◆ **What is needed**
Every line below that holds the string "with" should be copied out.
==== Data shown
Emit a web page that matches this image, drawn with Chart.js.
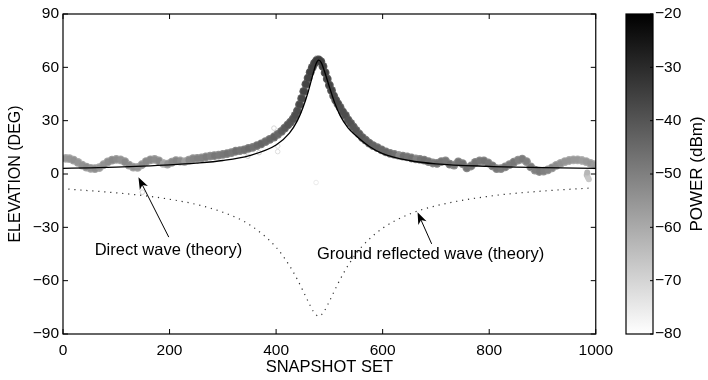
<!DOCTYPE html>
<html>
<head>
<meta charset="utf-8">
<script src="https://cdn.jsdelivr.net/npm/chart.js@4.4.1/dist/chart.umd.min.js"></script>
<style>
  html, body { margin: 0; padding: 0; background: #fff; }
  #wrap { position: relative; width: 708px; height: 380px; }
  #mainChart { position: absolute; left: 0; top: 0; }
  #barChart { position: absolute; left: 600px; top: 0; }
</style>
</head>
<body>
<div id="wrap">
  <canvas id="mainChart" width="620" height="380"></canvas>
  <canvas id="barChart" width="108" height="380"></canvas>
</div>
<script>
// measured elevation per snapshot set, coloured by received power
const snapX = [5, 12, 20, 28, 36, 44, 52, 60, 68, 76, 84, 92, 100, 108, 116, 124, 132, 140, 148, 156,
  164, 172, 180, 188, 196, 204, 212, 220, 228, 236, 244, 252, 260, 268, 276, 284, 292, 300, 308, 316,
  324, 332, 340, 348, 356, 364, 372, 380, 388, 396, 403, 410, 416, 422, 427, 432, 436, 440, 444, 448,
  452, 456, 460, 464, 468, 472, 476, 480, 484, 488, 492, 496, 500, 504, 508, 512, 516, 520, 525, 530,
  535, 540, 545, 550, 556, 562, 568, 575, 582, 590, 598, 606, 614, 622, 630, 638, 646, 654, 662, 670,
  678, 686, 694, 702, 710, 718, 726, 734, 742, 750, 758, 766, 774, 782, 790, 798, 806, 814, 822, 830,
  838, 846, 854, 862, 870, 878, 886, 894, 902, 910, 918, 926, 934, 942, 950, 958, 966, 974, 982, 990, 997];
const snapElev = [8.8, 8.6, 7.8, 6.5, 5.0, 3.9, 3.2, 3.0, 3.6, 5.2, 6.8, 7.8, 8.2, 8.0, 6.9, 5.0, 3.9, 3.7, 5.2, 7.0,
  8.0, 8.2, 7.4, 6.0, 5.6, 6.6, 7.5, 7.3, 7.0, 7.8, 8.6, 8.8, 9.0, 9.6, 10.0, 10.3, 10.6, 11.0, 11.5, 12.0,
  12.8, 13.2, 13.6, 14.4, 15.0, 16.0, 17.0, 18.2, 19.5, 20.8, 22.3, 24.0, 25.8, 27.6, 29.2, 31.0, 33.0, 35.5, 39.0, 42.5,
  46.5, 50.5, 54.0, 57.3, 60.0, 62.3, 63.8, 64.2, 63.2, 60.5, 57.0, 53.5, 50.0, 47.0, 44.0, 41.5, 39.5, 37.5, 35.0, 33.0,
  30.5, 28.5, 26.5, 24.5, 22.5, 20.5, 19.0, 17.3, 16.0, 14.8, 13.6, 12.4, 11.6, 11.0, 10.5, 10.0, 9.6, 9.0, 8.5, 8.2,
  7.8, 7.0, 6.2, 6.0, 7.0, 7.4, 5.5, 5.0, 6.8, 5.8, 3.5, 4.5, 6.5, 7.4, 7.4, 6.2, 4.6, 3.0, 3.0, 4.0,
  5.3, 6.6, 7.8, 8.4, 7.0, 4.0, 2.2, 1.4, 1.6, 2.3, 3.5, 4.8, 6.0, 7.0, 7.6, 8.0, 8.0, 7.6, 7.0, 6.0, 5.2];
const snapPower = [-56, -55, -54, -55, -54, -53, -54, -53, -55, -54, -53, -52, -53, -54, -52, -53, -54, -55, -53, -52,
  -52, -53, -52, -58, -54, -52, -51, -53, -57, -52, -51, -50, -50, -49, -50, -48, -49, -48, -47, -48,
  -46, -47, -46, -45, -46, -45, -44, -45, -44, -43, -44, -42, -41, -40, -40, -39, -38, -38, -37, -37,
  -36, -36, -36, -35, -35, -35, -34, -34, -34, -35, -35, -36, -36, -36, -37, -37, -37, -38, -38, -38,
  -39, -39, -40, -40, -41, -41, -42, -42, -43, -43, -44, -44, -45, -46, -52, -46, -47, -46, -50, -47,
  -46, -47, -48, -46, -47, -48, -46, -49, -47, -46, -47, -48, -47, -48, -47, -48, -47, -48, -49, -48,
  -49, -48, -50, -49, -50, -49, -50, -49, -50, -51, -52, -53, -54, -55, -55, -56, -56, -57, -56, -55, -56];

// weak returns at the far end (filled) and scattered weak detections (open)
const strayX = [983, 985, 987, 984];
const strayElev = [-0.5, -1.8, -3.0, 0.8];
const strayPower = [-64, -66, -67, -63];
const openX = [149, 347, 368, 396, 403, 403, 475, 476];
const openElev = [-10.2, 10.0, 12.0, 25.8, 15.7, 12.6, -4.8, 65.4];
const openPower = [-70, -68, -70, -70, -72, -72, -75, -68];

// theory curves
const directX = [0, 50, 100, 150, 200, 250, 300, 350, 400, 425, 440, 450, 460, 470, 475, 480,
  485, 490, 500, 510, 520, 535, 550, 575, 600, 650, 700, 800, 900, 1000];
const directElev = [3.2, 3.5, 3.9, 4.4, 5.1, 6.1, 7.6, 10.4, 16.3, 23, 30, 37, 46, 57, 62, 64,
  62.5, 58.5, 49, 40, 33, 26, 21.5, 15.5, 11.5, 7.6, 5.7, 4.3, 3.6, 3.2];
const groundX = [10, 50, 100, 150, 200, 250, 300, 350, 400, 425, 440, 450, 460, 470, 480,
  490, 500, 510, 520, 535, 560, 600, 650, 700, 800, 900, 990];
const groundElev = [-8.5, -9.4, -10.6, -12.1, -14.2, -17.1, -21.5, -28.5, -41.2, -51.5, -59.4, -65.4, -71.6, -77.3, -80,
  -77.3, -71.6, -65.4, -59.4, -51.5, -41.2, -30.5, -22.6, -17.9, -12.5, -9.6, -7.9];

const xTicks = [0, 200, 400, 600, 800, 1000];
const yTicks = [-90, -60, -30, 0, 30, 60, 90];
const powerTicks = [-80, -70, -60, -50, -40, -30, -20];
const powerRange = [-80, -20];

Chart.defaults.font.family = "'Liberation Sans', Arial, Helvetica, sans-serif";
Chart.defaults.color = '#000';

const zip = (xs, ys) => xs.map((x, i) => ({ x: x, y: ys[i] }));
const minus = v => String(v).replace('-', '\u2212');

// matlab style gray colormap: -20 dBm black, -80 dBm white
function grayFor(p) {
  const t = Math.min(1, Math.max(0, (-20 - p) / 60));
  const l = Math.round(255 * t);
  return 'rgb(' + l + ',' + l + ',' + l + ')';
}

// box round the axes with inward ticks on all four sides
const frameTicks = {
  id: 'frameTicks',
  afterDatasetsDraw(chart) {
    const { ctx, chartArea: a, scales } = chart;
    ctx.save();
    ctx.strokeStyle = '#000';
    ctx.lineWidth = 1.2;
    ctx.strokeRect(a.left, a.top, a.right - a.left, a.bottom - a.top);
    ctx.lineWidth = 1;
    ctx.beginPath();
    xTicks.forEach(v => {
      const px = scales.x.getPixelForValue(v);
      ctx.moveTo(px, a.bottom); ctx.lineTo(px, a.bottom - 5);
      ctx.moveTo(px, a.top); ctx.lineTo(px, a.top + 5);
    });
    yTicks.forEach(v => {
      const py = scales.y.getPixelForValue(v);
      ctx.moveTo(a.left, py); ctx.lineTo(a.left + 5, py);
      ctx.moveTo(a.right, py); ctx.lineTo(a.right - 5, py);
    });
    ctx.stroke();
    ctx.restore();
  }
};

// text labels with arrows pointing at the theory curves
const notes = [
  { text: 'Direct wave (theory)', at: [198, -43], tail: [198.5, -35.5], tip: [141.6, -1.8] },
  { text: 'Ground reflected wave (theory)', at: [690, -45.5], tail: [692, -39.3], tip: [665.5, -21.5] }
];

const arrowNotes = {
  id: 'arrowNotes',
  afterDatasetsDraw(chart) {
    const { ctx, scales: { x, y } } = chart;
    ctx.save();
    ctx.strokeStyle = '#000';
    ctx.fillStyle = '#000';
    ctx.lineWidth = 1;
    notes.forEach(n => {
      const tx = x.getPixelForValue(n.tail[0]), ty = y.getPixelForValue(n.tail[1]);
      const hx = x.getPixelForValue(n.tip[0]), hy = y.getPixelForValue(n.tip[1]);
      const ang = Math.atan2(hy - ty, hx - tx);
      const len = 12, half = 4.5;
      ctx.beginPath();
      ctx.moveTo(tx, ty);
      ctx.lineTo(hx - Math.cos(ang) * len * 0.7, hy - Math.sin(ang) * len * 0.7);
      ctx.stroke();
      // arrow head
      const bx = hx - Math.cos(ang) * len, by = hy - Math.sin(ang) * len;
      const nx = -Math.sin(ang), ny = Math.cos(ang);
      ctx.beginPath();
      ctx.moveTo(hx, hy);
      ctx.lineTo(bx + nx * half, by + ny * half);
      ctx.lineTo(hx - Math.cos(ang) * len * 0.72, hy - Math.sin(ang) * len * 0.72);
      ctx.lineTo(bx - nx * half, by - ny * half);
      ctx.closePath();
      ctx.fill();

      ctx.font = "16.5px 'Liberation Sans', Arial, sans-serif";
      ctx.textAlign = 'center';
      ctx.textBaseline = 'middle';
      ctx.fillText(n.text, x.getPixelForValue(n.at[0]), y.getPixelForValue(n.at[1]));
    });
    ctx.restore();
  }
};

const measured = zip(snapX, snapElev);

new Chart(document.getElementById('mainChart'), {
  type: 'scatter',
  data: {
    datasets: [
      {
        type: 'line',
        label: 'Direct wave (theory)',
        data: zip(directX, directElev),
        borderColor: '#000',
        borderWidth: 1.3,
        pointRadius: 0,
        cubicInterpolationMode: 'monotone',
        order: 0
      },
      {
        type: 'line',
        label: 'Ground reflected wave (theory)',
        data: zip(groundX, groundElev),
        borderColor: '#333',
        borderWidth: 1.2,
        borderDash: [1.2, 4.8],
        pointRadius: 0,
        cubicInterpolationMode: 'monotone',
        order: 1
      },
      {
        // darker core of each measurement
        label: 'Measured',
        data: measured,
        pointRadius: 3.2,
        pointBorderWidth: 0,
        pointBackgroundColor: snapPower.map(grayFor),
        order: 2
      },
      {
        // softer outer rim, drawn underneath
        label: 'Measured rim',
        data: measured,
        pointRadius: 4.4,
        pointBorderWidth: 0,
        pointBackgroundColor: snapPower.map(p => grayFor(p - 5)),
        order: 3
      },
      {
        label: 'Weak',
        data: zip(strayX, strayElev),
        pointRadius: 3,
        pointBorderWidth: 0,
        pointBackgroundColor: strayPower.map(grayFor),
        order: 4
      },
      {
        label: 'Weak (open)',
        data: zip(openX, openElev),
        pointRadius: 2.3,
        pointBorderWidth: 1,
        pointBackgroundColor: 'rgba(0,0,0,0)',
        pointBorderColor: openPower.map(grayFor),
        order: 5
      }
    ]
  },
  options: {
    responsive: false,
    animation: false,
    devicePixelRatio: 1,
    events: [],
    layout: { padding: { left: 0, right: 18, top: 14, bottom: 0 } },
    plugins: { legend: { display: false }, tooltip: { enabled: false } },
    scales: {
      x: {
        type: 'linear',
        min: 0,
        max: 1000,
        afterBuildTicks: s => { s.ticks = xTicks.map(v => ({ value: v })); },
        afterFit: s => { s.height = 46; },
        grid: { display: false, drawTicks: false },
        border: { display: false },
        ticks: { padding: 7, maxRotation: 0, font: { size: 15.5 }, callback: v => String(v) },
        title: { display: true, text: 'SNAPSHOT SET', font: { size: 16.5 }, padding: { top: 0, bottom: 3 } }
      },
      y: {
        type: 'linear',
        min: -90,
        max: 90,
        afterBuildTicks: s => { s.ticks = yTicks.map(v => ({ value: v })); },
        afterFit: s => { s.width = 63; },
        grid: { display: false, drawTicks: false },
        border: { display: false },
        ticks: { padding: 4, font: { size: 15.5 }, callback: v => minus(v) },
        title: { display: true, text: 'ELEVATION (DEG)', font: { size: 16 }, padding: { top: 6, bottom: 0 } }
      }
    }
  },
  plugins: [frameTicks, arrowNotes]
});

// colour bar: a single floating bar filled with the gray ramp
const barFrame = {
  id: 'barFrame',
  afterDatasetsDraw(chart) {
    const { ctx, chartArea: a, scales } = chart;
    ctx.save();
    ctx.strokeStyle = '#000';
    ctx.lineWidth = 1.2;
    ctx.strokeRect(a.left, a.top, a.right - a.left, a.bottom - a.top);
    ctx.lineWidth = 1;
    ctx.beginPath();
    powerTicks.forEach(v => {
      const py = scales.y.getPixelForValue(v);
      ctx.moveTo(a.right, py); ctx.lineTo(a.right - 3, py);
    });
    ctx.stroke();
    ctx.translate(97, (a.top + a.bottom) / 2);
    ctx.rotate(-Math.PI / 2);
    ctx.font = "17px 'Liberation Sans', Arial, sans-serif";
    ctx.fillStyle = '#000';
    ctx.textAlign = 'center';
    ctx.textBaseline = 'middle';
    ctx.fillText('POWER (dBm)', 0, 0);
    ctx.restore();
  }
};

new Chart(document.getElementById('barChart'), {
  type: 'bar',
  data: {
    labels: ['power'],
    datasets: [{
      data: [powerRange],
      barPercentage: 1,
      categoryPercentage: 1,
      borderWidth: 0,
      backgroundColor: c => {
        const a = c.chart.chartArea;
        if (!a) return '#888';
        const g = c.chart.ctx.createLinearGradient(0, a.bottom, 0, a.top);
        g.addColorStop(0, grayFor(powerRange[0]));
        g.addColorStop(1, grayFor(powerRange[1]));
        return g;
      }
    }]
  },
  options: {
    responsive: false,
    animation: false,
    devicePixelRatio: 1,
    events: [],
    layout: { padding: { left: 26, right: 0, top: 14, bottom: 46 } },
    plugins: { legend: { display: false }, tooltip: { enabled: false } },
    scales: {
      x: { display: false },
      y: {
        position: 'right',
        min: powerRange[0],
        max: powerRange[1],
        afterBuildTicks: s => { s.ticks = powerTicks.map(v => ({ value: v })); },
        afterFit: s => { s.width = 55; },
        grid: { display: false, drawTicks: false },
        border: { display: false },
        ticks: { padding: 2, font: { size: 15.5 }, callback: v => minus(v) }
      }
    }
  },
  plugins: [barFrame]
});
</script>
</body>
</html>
========
==== Data shown
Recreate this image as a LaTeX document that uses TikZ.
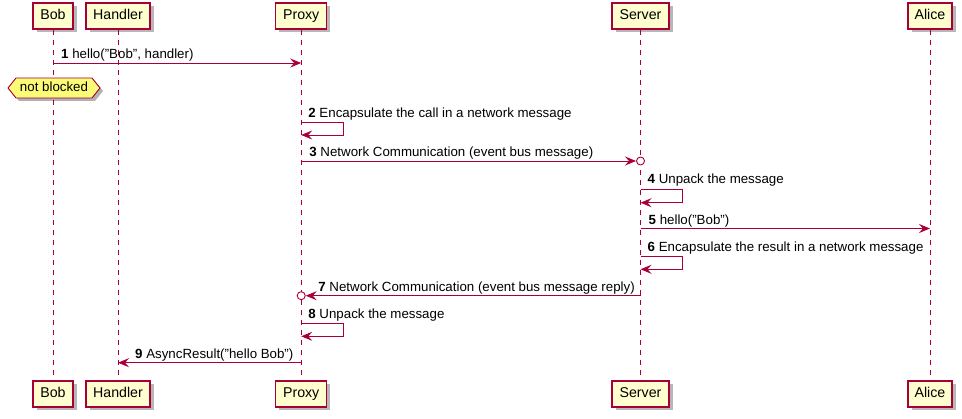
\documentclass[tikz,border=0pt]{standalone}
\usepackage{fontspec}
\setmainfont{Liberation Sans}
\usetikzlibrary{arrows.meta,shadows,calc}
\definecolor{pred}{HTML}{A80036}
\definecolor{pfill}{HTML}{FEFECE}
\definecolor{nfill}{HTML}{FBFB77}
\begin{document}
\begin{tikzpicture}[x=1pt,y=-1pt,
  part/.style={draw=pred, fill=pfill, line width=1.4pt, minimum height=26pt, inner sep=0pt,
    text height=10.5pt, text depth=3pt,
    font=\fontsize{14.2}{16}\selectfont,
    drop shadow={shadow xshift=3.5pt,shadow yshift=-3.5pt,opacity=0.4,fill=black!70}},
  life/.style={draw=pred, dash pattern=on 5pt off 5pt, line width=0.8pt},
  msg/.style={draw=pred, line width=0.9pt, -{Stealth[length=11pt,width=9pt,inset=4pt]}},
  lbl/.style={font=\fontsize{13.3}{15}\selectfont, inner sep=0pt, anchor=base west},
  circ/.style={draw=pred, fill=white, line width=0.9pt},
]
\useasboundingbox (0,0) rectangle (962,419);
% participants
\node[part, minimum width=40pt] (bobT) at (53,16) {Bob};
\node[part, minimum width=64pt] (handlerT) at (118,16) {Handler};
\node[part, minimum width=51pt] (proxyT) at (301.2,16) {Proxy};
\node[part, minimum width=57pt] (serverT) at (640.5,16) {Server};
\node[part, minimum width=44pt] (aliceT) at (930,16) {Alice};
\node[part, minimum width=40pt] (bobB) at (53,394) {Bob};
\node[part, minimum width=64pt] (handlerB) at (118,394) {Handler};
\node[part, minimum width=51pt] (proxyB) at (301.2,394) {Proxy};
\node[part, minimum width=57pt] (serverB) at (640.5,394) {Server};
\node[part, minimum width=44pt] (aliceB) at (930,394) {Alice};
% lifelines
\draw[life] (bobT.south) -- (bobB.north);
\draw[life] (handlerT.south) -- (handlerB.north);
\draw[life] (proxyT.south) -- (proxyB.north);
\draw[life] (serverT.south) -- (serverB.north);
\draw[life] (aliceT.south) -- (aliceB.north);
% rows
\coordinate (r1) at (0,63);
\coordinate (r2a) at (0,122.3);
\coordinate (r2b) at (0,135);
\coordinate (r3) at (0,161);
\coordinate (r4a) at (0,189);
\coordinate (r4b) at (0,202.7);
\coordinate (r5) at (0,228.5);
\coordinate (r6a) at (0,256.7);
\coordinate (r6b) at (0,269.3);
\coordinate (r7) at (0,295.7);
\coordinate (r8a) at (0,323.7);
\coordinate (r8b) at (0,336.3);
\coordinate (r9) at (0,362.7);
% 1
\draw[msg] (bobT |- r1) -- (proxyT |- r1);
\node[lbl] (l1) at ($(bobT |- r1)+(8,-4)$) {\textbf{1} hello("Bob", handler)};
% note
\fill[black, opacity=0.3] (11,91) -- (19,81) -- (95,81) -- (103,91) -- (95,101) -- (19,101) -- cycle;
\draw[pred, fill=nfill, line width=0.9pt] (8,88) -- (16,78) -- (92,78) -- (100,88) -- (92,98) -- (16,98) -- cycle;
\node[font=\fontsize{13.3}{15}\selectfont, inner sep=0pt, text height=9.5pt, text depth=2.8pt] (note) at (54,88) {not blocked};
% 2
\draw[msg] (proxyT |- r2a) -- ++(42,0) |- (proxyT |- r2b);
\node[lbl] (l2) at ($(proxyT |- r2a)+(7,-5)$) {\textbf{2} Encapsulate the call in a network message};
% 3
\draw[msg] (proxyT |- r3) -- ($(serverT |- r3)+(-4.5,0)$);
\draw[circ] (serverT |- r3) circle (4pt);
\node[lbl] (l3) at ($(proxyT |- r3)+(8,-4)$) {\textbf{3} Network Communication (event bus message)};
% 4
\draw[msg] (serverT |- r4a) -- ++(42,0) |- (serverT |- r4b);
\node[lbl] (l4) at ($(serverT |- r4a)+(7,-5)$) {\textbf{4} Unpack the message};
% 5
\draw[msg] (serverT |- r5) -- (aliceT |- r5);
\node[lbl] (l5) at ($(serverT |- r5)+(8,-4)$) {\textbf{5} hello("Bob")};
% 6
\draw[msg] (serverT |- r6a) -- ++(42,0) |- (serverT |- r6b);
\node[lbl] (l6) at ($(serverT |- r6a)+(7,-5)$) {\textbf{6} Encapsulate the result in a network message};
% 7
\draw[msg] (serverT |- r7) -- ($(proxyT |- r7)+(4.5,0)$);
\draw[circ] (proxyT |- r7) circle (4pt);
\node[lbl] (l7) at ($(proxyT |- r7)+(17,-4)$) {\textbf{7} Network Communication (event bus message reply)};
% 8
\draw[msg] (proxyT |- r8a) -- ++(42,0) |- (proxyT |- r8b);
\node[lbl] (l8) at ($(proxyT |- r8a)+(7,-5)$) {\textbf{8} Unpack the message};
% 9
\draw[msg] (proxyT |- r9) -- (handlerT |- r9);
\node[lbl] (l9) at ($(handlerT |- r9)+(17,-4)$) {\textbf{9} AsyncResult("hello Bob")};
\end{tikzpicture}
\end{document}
========
◆ **Finished exercise**
Emit a web page that matches this image, drawn with Chart.js.
// box round the axes with inward ticks on all four sides
// text labels with arrows pointing at the theory curves
// colour bar: a single floating bar filled with the gray ramp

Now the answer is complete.